Common Pitfalls and Best Practices

Numerical precision matters. When checking properties like idempotency, use tolerance-based comparisons with np.allclose() rather than exact equality. Floating-point arithmetic introduces small errors.

Choose the right method. For small, well-conditioned matrices, the direct formula is fine. For large matrices or when numerical stability is crucial (like in production systems), use QR decomposition.

Verify your assumptions. Check that your projection matrix is actually idempotent and symmetric. If these properties don’t hold, something is wrong with your computation.

import numpy as np

# Example of numerical instability
A = np.array([[1, 1], [1, 1.0000001], [1, 1.0000002]])

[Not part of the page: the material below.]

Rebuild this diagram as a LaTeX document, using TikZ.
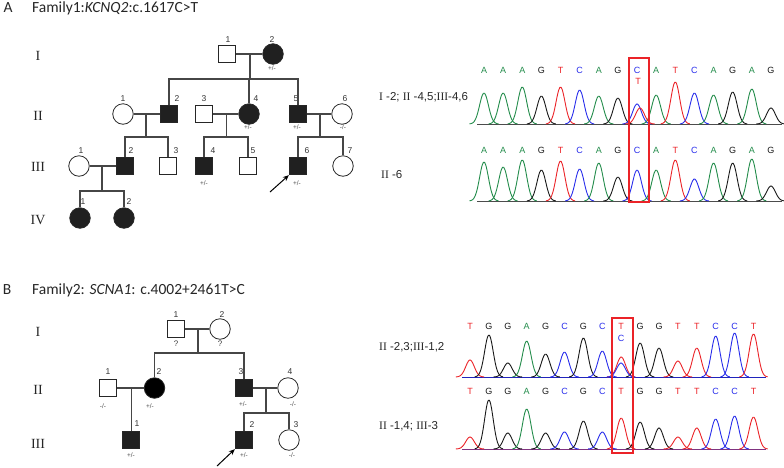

# This should fail the robust check
try:
    P = projection_matrix_robust(A, rcond=1e-6)
except ValueError as e:
    print(f"Caught expected error: {e}")

# Direct method might give nonsensical results
P_direct = projection_matrix_direct(A)
print(f"\nIdempotency error with direct method: {np.max(np.abs(P_direct @ P_direct - P_direct))}")

# QR method handles it better
P_qr = projection_matrix_qr(A)
print(f"Idempotency error with QR method: {np.max(np.abs(P_qr @ P_qr - P_qr))}")

# Best practice: always verify projection properties
def verify_projection_matrix(P, tol=1e-8):
    """Verify that P is a valid projection matrix."""
    is_idempotent = np.allclose(P @ P, P, atol=tol)
    is_symmetric = np.allclose(P, P.T, atol=tol)
    
    if not is_idempotent:
        print(f"WARNING: Matrix is not idempotent (max error: {np.max(np.abs(P @ P - P))})")
    if not is_symmetric:
        print(f"WARNING: Matrix is not symmetric (max error: {np.max(np.abs(P - P.T))})")
    
    return is_idempotent and is_symmetric

print("\nVerifying QR projection matrix:")
verify_projection_matrix(P_qr)

Projections are the geometric heart of linear statistical methods. Master them, and you’ll understand regression, PCA, and many other techniques at a deeper level. Always prioritize numerical stability in production code, verify mathematical properties in your tests, and remember that projections are fundamentally about finding the best approximation in a subspace.